Your task is to return, word for word, only the lines from the line with "Clone this diagram in TikZ." through the close of the data. Exclude all pictures.

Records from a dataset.
☆ ☆ ☆
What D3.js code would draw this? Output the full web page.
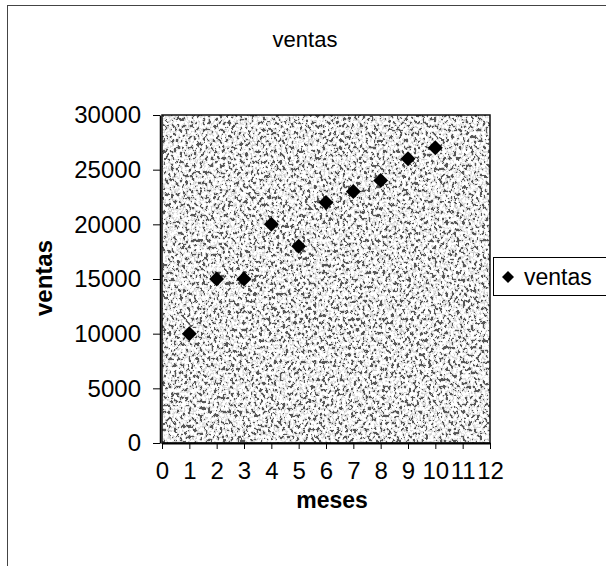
<!DOCTYPE html>
<html>
<head>
<meta charset="utf-8">
<script src="https://cdn.jsdelivr.net/npm/d3@7"></script>
<style>
  body { margin: 0; background: #fff; }
  text { font-family: "Liberation Sans", Arial, sans-serif; fill: #000; }
</style>
</head>
<body>
<script>
var meses = [1, 2, 3, 4, 5, 6, 7, 8, 9, 10];
var ventas = [10000, 15000, 15000, 20000, 18000, 22000, 23000, 24000, 26000, 27000];
var xTicks = [0, 1, 2, 3, 4, 5, 6, 7, 8, 9, 10, 11, 12];
var yTicks = [0, 5000, 10000, 15000, 20000, 25000, 30000];

var svg = d3.select('body').append('svg')
    .attr('width', 606)
    .attr('height', 566);

// noisy grey texture of the plot area
var defs = svg.append('defs');
var f = defs.append('filter').attr('id', 'noise')
    .attr('x', 0).attr('y', 0).attr('width', 1).attr('height', 1);
f.append('feTurbulence')
    .attr('type', 'fractalNoise')
    .attr('baseFrequency', '0.35 0.28')
    .attr('numOctaves', 4)
    .attr('seed', 7)
    .attr('result', 't');
f.append('feColorMatrix')
    .attr('in', 't')
    .attr('type', 'matrix')
    .attr('values', '3 0 0 0 -1.0  3 0 0 0 -1.0  3 0 0 0 -1.0  0 0 0 0 1')
    .attr('result', 'c');
var ct = f.append('feComponentTransfer').attr('in', 'c').attr('result', 'q');
['feFuncR', 'feFuncG', 'feFuncB'].forEach(function (n) {
    ct.append(n).attr('type', 'discrete').attr('tableValues', '0.1 0.6 0.72 0.82 0.95 1 1');
});
f.append('feComposite').attr('in', 'q').attr('in2', 'SourceGraphic').attr('operator', 'in');

// outer chart frame
svg.append('rect')
    .attr('x', 7.5).attr('y', 5.5)
    .attr('width', 610).attr('height', 580)
    .attr('fill', 'none')
    .attr('stroke', '#444')
    .attr('stroke-width', 1);

var pLeft = 162, pRight = 490, pTop = 115, pBottom = 443;

var x = d3.scaleLinear().domain([0, 12]).range([pLeft, pRight]);
var y = d3.scaleLinear().domain([0, 30000]).range([pBottom, pTop]);

svg.append('rect')
    .attr('x', pLeft).attr('y', pTop)
    .attr('width', pRight - pLeft).attr('height', pBottom - pTop)
    .attr('fill', '#999')
    .attr('filter', 'url(#noise)');

svg.append('rect')
    .attr('x', pLeft).attr('y', pTop)
    .attr('width', pRight - pLeft).attr('height', pBottom - pTop)
    .attr('fill', 'none')
    .attr('stroke', '#111')
    .attr('stroke-width', 1.5);

var yAxis = svg.append('g')
    .attr('transform', 'translate(' + (pLeft - 2) + ',0)')
    .call(d3.axisLeft(y).tickValues(yTicks).tickFormat(d3.format('d'))
        .tickSize(7).tickPadding(12).tickSizeOuter(0));
yAxis.select('.domain').attr('stroke', '#000').attr('stroke-width', 1.5);
yAxis.selectAll('.tick line').attr('stroke', '#000');
yAxis.selectAll('text')
    .style('font-size', '24px')
    .attr('font-family', null);

var xAxis = svg.append('g')
    .attr('transform', 'translate(0,' + pBottom + ')')
    .call(d3.axisBottom(x).tickValues(xTicks).tickFormat(d3.format('d'))
        .tickSize(6).tickPadding(13).tickSizeOuter(0));
xAxis.select('.domain').attr('stroke', '#000').attr('stroke-width', 2);
xAxis.selectAll('.tick line').attr('stroke', '#000');
xAxis.selectAll('text')
    .style('font-size', '24px')
    .attr('font-family', null);

// points
svg.append('g').selectAll('path')
    .data(meses)
    .enter().append('path')
    .attr('d', d3.symbol().type(d3.symbolSquare).size(112))
    .attr('transform', function (d, i) {
        return 'translate(' + x(d) + ',' + y(ventas[i]) + ') rotate(45)';
    })
    .attr('fill', '#000');

// titles
svg.append('text')
    .attr('x', 305).attr('y', 47)
    .attr('text-anchor', 'middle')
    .style('font-size', '22px')
    .text('ventas');

svg.append('text')
    .attr('x', 332).attr('y', 508)
    .attr('text-anchor', 'middle')
    .style('font-size', '23px')
    .style('font-weight', 'bold')
    .text('meses');

svg.append('text')
    .attr('transform', 'translate(52,' + 278 + ') rotate(-90)')
    .attr('text-anchor', 'middle')
    .style('font-size', '24px')
    .style('font-weight', 'bold')
    .text('ventas');

// legend
var lg = svg.append('g');
lg.append('rect')
    .attr('x', 493.5).attr('y', 257.5)
    .attr('width', 120).attr('height', 38)
    .attr('fill', '#fff')
    .attr('stroke', '#000')
    .attr('stroke-width', 1);
lg.append('path')
    .attr('d', d3.symbol().type(d3.symbolSquare).size(72))
    .attr('transform', 'translate(508,277) rotate(45)')
    .attr('fill', '#000');
lg.append('text')
    .attr('x', 524).attr('y', 285)
    .style('font-size', '23px')
    .text('ventas');
</script>
</body>
</html>
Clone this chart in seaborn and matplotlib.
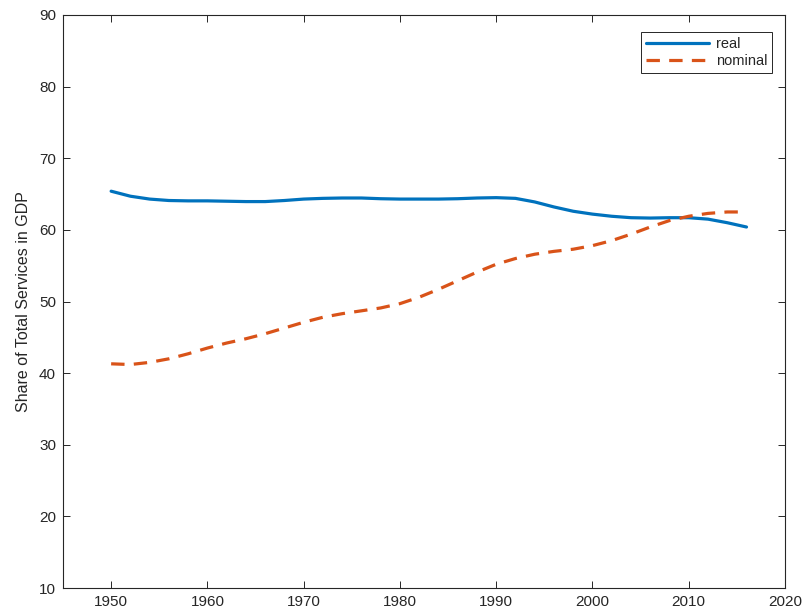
import numpy as np
import pandas as pd
import matplotlib
matplotlib.use("Agg")
import matplotlib.pyplot as plt
import seaborn as sns

years = [1950, 1952, 1954, 1956, 1958, 1960, 1962, 1964, 1966, 1968, 1970, 1972,
         1974, 1976, 1978, 1980, 1982, 1984, 1986, 1988, 1990, 1992, 1994, 1996,
         1998, 2000, 2002, 2004, 2006, 2008, 2010, 2012, 2014, 2016]

real = [65.4, 64.7, 64.3, 64.1, 64.05, 64.05, 64.0, 63.95, 63.95, 64.1, 64.3, 64.4,
        64.45, 64.45, 64.35, 64.3, 64.3, 64.3, 64.35, 64.45, 64.5, 64.4, 63.9, 63.2,
        62.6, 62.2, 61.9, 61.7, 61.65, 61.7, 61.7, 61.5, 61.0, 60.4]

nominal = [41.3, 41.2, 41.5, 42.0, 42.7, 43.5, 44.2, 44.8, 45.5, 46.3, 47.1, 47.8,
           48.3, 48.7, 49.1, 49.7, 50.6, 51.7, 52.9, 54.1, 55.2, 56.0, 56.6, 57.0,
           57.3, 57.8, 58.5, 59.4, 60.4, 61.3, 61.9, 62.3, 62.5, 62.5]

y_label = "Share of Total Services in GDP"
x_ticks = [1950, 1960, 1970, 1980, 1990, 2000, 2010, 2020]
y_ticks = [10, 20, 30, 40, 50, 60, 70, 80, 90]

df = pd.concat([
    pd.DataFrame({"year": years, "share": real, "series": "real"}),
    pd.DataFrame({"year": years, "share": nominal, "series": "nominal"}),
])

sns.set_theme(style="white")
plt.rcParams["font.family"] = ["Liberation Sans", "DejaVu Sans"]

fig = plt.figure(figsize=(8.07, 6.16), dpi=100)
ax = fig.add_axes([63 / 807, 28 / 616, (785 - 63) / 807, (588 - 15) / 616])

sns.lineplot(data=df, x="year", y="share", hue="series", style="series",
             palette={"real": "#0072BD", "nominal": "#D95319"},
             dashes={"real": "", "nominal": (4.2, 2.9)},
             linewidth=2.3, ax=ax, sort=False)

ax.set_xlim(1945, 2020)
ax.set_ylim(10, 90)
ax.set_xticks(x_ticks)
ax.set_yticks(y_ticks)
ax.set_xlabel("")
ax.set_ylabel(y_label, fontsize=11.5, color="#262626", labelpad=6)

for s in ax.spines.values():
    s.set_visible(True)
    s.set_color("#262626")
    s.set_linewidth(0.8)

ax.tick_params(direction="in", length=5, width=0.7, colors="#262626",
               labelsize=11, top=True, right=True, bottom=True, left=True,
               labeltop=False, labelright=False, pad=5)

leg = ax.legend(loc="upper right", bbox_to_anchor=(0.9865, 0.975), frameon=True,
                fancybox=False, edgecolor="#262626", framealpha=1,
                fontsize=10.5, handlelength=4.3, handletextpad=0.45,
                borderpad=0.35, labelspacing=0.2, borderaxespad=0.2)
leg.get_frame().set_linewidth(0.7)
for t in leg.get_texts():
    t.set_color("#262626")

fig.savefig("out.png", dpi=100)
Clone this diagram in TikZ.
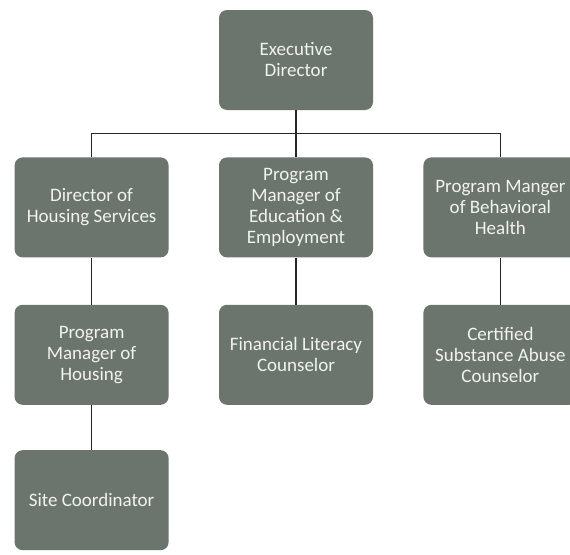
\documentclass[tikz,border=0pt]{standalone}
\usepackage{fontspec}
\setmainfont{Carlito}
\usepackage{xcolor}
\usetikzlibrary{positioning}
\definecolor{boxgrey}{HTML}{6B756E}
\definecolor{boxtext}{HTML}{F2F2EE}

\begin{document}
\begin{tikzpicture}
		[x=1pt,y=1pt,
		post/.style={rectangle,rounded corners=8pt,fill=boxgrey,text=boxtext,align=center,inner sep=0pt,
			minimum width=154pt,minimum height=100pt,font=\fontsize{19}{21}\selectfont},
		link/.style={draw=black!85,line width=1.5pt}]
		\useasboundingbox (0,0) rectangle (570,-554);
		\node [post] (exec) at (296,-60) {Executive\\Director};
		\node [post] (pme) [below=47pt of exec] {Program\\Manager of\\Education \&\\Employment};
		\node [post] (dhs) [left=50pt of pme] {Director of\\Housing Services};
		\node [post] (pmbh) [right=50pt of pme] {Program Manger\\of Behavioral\\Health};

		\node [post] (pmh) [below=47pt of dhs] {Program\\Manager of\\Housing};
		\node [post] (flc) [below=47pt of pme] {Financial Literacy\\Counselor};
		\node [post] (csac) [below=47pt of pmbh] {Certified\\Substance Abuse\\Counselor};

		\node [post] (sc) [below=45pt of pmh] {Site Coordinator};

		\coordinate [below=23.5pt of exec.south] (bar);
		\draw [link] (exec) -- (pme);
		\draw [link] (dhs.north) |- (bar) -| (pmbh.north);
		\draw [link] (dhs) -- (pmh);
		\draw [link] (pmh) -- (sc);
		\draw [link] (pme) -- (flc);
		\draw [link] (pmbh) -- (csac);

	\end{tikzpicture}
\end{document}
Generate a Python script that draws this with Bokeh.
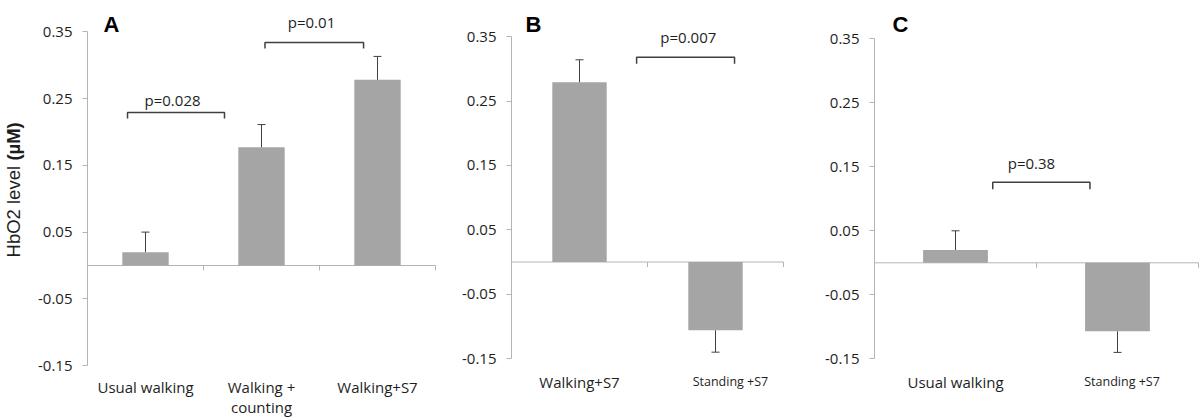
☆ ☆ ☆
WRITTEN SOLUTION.
Clone this diagram in TikZ.
\documentclass[tikz,border=0pt]{standalone}
\usepackage{fontspec}
\setmainfont{Carlito}
\usepackage{xcolor}
\usetikzlibrary{positioning}
\definecolor{boxgrey}{HTML}{6B756E}
\definecolor{boxtext}{HTML}{F2F2EE}

\begin{document}
\begin{tikzpicture}
		[x=1pt,y=1pt,
		post/.style={rectangle,rounded corners=8pt,fill=boxgrey,text=boxtext,align=center,inner sep=0pt,
			minimum width=154pt,minimum height=100pt,font=\fontsize{19}{21}\selectfont},
		link/.style={draw=black!85,line width=1.5pt}]
		\useasboundingbox (0,0) rectangle (570,-554);
		\node [post] (exec) at (296,-60) {Executive\\Director};
		\node [post] (pme) [below=47pt of exec] {Program\\Manager of\\Education \&\\Employment};
		\node [post] (dhs) [left=50pt of pme] {Director of\\Housing Services};
		\node [post] (pmbh) [right=50pt of pme] {Program Manger\\of Behavioral\\Health};

		\node [post] (pmh) [below=47pt of dhs] {Program\\Manager of\\Housing};
		\node [post] (flc) [below=47pt of pme] {Financial Literacy\\Counselor};
		\node [post] (csac) [below=47pt of pmbh] {Certified\\Substance Abuse\\Counselor};

		\node [post] (sc) [below=45pt of pmh] {Site Coordinator};

		\coordinate [below=23.5pt of exec.south] (bar);
		\draw [link] (exec) -- (pme);
		\draw [link] (dhs.north) |- (bar) -| (pmbh.north);
		\draw [link] (dhs) -- (pmh);
		\draw [link] (pmh) -- (sc);
		\draw [link] (pme) -- (flc);
		\draw [link] (pmbh) -- (csac);

	\end{tikzpicture}
\end{document}
Generate a Python script that draws this with Bokeh.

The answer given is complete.